CGR also needed software configured to match its business model as closely as possible without costly and time-consuming modifications. "We wanted a product that we could run as 'vanilla' as possible," says Katz, who was project leader.
The team ultimately selected Movex Advanced Production Planning (APP) as the primary software component in its new enterprise system. Movex APP, developed by Danderyd, Sweden-based Intentia, is a supply chain application that automatically schedules production orders against available raw materials and plant capacity.
Answers in 20 Seconds
The Movex solution allows planning and operations personnel to maximize production capabilities by providing global visibility and optimized scheduling, while accounting for existing constraints. The software also provides insight on a wide range of production, financial, order, and shipment issues, which greatly reduces CGR's customer service response time.
"Now it takes only 20 seconds to answer customer questions," says Katz. "We've come a long way."
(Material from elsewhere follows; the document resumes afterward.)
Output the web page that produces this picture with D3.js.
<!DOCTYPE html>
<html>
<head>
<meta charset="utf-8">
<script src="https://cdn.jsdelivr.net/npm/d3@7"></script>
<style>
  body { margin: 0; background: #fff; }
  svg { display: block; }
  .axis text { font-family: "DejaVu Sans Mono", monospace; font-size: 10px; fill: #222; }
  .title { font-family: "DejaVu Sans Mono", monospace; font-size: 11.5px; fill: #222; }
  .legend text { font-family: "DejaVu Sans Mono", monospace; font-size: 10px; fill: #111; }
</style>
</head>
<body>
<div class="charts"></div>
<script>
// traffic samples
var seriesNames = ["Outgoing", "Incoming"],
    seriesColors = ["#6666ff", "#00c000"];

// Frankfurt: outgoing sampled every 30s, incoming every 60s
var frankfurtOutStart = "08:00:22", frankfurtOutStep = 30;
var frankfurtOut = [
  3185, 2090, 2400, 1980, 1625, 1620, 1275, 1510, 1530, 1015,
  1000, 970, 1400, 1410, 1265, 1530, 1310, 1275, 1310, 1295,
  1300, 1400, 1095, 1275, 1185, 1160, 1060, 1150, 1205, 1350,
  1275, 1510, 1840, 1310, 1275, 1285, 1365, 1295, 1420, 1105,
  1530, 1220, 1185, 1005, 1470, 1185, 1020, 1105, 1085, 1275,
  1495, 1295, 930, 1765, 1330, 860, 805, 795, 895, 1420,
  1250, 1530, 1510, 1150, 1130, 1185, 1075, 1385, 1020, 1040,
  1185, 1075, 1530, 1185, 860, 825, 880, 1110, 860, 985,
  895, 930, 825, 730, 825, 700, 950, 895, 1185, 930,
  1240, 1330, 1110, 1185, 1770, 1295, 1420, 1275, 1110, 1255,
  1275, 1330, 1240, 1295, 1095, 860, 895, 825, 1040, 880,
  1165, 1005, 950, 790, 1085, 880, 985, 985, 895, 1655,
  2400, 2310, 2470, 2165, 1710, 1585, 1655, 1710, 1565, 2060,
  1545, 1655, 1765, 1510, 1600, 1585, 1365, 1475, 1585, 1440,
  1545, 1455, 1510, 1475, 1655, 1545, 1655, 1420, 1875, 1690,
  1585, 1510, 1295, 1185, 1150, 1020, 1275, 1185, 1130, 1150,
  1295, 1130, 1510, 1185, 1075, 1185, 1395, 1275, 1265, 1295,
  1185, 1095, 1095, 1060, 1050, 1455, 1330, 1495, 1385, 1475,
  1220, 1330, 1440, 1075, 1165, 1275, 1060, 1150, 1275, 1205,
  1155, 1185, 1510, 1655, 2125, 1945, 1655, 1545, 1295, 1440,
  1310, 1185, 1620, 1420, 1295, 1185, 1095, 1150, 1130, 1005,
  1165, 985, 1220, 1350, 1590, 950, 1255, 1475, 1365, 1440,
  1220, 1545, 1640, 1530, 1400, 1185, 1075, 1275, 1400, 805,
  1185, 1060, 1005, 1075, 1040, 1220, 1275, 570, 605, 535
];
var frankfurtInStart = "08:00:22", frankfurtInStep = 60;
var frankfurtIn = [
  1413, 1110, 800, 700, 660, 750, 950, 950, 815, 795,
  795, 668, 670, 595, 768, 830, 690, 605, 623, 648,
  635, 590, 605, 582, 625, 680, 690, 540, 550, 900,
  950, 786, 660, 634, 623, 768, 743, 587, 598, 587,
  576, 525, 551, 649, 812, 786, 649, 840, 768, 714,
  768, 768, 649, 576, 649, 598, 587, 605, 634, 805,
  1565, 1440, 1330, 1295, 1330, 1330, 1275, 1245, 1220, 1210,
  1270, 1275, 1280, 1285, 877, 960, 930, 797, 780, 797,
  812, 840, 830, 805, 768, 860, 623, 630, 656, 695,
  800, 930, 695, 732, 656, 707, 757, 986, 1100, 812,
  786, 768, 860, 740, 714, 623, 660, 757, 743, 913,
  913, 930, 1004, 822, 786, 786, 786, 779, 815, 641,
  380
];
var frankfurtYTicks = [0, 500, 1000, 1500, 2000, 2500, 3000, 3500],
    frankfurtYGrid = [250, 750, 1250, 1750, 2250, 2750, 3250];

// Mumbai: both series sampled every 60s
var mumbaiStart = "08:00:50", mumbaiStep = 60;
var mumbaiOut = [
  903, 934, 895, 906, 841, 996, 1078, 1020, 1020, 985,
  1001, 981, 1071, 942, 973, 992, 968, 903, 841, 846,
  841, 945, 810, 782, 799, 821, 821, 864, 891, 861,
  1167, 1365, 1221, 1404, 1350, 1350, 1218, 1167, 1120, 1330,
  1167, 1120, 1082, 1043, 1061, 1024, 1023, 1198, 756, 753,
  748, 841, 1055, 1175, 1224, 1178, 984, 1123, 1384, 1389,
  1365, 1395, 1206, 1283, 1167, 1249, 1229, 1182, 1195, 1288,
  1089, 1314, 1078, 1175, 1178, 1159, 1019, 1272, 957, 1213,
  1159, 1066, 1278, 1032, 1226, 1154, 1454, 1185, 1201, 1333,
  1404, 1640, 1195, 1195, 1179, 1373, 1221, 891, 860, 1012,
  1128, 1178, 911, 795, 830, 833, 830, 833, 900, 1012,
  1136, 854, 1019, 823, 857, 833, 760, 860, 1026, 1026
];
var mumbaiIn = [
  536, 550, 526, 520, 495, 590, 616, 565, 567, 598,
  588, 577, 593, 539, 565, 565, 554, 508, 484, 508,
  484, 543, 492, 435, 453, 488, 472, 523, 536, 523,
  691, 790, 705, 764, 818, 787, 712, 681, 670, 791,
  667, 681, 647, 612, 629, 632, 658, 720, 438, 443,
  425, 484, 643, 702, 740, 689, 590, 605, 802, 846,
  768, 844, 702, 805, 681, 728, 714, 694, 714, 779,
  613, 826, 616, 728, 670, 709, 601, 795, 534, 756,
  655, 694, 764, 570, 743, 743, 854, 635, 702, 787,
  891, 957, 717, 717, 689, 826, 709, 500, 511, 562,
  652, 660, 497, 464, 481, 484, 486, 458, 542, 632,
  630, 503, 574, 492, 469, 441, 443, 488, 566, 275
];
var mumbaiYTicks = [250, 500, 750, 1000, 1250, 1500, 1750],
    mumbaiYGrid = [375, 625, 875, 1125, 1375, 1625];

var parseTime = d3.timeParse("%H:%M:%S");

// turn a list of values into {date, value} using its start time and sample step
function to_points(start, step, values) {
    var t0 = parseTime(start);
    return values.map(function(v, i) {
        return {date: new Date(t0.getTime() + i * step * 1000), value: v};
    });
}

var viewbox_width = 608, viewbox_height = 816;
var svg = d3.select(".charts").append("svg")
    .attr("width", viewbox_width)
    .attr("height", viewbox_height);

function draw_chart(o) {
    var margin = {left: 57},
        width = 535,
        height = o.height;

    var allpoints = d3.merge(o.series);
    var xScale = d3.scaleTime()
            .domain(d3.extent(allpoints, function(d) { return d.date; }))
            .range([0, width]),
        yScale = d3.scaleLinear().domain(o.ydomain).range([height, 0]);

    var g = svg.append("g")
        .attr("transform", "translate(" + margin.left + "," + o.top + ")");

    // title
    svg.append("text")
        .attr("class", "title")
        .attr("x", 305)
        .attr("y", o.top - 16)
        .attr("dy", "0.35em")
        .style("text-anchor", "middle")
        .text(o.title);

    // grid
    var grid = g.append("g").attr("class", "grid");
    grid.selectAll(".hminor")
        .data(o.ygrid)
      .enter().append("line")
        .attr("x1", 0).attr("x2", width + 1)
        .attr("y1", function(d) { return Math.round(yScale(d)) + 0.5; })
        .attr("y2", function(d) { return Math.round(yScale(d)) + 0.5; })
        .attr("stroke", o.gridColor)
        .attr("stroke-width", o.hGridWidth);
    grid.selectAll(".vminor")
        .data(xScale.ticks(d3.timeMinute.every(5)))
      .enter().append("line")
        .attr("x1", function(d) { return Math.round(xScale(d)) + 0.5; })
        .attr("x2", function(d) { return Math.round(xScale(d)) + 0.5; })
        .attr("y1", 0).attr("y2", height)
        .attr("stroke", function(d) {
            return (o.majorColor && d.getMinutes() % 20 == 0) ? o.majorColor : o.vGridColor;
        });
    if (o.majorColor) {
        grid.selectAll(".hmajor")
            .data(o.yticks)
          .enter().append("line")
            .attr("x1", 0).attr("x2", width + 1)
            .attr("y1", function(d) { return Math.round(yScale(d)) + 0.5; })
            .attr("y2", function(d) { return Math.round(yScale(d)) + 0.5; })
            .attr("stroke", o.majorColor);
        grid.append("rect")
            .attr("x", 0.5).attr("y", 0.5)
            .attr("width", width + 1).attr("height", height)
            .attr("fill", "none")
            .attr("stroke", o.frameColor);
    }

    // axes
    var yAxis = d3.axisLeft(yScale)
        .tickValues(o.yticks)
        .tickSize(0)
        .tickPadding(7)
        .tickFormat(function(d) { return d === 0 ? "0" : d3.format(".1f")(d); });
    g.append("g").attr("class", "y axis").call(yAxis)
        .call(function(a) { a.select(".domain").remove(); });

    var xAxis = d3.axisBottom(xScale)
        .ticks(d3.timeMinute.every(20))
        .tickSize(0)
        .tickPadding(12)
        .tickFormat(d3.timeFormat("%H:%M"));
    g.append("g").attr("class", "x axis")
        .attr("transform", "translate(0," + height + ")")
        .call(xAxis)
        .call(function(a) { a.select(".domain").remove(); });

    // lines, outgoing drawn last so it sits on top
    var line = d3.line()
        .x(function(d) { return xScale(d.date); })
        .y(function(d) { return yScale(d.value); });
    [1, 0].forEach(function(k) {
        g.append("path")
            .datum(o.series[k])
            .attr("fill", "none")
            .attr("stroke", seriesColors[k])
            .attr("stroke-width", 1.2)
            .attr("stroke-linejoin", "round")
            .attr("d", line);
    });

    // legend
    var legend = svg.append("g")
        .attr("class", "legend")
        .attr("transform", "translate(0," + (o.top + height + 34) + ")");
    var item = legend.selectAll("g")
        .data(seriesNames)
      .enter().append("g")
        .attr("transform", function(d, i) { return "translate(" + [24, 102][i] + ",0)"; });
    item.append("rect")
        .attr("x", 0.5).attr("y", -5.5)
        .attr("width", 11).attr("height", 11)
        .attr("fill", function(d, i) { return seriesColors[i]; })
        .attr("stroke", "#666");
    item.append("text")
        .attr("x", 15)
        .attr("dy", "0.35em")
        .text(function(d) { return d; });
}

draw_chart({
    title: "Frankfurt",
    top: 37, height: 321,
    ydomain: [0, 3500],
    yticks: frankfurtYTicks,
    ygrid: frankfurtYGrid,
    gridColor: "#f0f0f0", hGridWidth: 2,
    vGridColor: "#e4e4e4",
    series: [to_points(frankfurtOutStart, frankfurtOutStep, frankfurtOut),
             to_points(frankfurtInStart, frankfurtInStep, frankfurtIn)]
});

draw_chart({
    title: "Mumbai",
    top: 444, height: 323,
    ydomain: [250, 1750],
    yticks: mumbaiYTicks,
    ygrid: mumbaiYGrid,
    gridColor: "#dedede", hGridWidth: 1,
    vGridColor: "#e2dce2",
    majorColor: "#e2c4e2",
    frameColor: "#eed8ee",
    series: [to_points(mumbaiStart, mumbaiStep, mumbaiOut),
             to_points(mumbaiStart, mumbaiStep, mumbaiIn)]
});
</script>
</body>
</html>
The software handles financial management and accounting, material resource planning, enterprise resource management, customer order management, and electronic data interchange for CGR. It also supports procurement, manufacturing, order fulfillment, production planning, and scheduling.
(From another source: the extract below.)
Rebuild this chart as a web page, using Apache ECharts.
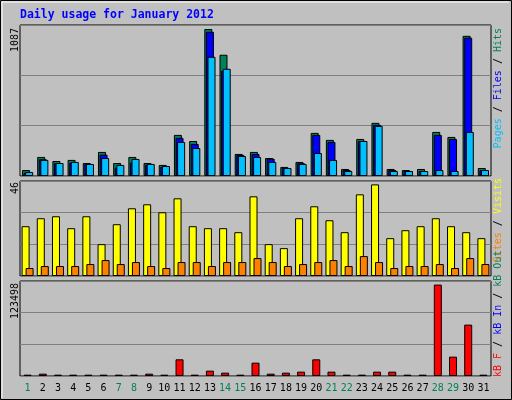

CGR went live with Movex APP during the fourth quarter of 2000. For the first time, employees were able to view order status within the factory and determine when products were scheduled for customer delivery.
With a jobshop environment and short lead times—typically three days or less—CGR's bottleneck resources change from day to day. Movex APP allows managers to look forward 15 days over a volume of around 500 orders to obtain visibility and to help relieve key bottlenecks.
Previously, CGR employees had to manually sort and analyze the status of orders within the factory and when the orders were scheduled for shipment and delivery. With the new software, they can retrieve the information with a few keystrokes.
Movex APP features an advanced memory-resident simulation engine with synchronization and sequence optimization algorithms designed to minimize setup and changeover times by calculating the best possible and most feasible sourcing, production, and delivery plans. Its interactive decision-support functionality lets CGR employees quickly drill down and locate key details, make decisions, and run "what-if" scenarios.
This functionality offers easy-to-use graphic displays, including load and inventory profiles; an interactive planning board; order network mapping; and bottleneck management resources.
Rather than migrate the entire legacy database to the new system, Katz and his team sifted through the database to ensure the information was accurate, consistent, and current. They entered into Movex APP only data relevant to open orders and receivables. At that point, CGR began building a new database, entering build-to-order product information as orders arrived.
"The software gave us the opportunity to launch a fresh start," says Katz.
The Movex system, which now supports more than 50 users, was implemented in just 10 months. The deployment process was smooth because software modifications were minimum, says Katz. One modification CGR made to the software was to connect its UPS shipping application with Movex's invoicing system. This significantly increased efficiency, Katz says.
The system automatically generates an invoice for all shipments. Some special order situations still require manual handling, but of the 120 UPS-destined shipments CGR generates each day, only about 20 are now hand-keyed. UPS handles nearly 80 percent of CGR's small package shipments, and 50 percent of shipments overall, so workers save a substantial amount of time.
CGR also relies on its new IT infrastructure to track sourcing, production, and shipping operations. For its bulk, inbound, and outbound shipments, CGR uses less-than-truckload freight carriers, including Southeastern Freight Lines, Old Dominion, and Yellow Roadway. Outbound shipments alone total approximately 120 to 200 a day, or between 2,000 and 2,500 each month.
"And 'shipments' could be multiple line items in one order," notes Katz. Additionally, each shipment can include up to 40 boxes.
Shortly after implementing Movex APP, CGR experienced an unusual result: the newly automated customer order and production processes nearly overwhelmed shipping workers.
"We quickly reorganized our shipping department to cope with the speed," says Katz. "Once we understood clearly what the automated system could do, we saw clear and measurable benefits." Indeed, CGR's revamped IT system has generated productivity gains of 30 percent, according to Katz.
As it turned out, CGR deployed its new IT system in the nick of time. The Greensboro fire struck less than a year after the system was fully operational, and the technology played a major role in getting the company back on its feet.
Because CGR designed its operation so each plant has separate IT systems and networks, the Decatur facility continued its operations after the fire without missing a beat.
By rapidly deploying office trailers in the Greensboro plant's parking lot, and installing an ad hoc communications network, employees there continued taking and processing orders as the facility was reconstructed. In the days immediately following the fire, the Decatur site gave CGR a level of operational and logistical redundancy, allowing Greensboro to take orders for Decatur to fulfill.
"We entered orders into their system and had them ship to our customers," says Katz.
While the fire certainly put a crimp in CGR's operations for an extended time, the disaster also had an upside. The company used the loss and subsequent reconstruction to rebuild the plant to boost production and logistics efficiency. The company replaced antiquated equipment and redesigned its production flow to better align with industry best practices.
Katz and his team continue to evaluate business processes. "That's the beauty of an integrated system," he notes. "We make incremental improvements with an eye toward optimizing our processes to increase profitability and customer service."
CGR's IT system was so effective—in both good times and bad—because it implemented technology that dovetails directly with company operations, says Katz. Such compatibility should be a key consideration for any manufacturing company, he believes.
"Look for IT products that best fit your environment, and make as few changes as possible," he suggests.
Katz offers one other bit of advice: "Always expect the unexpected," he says. "Destiny has a way of catching up with you."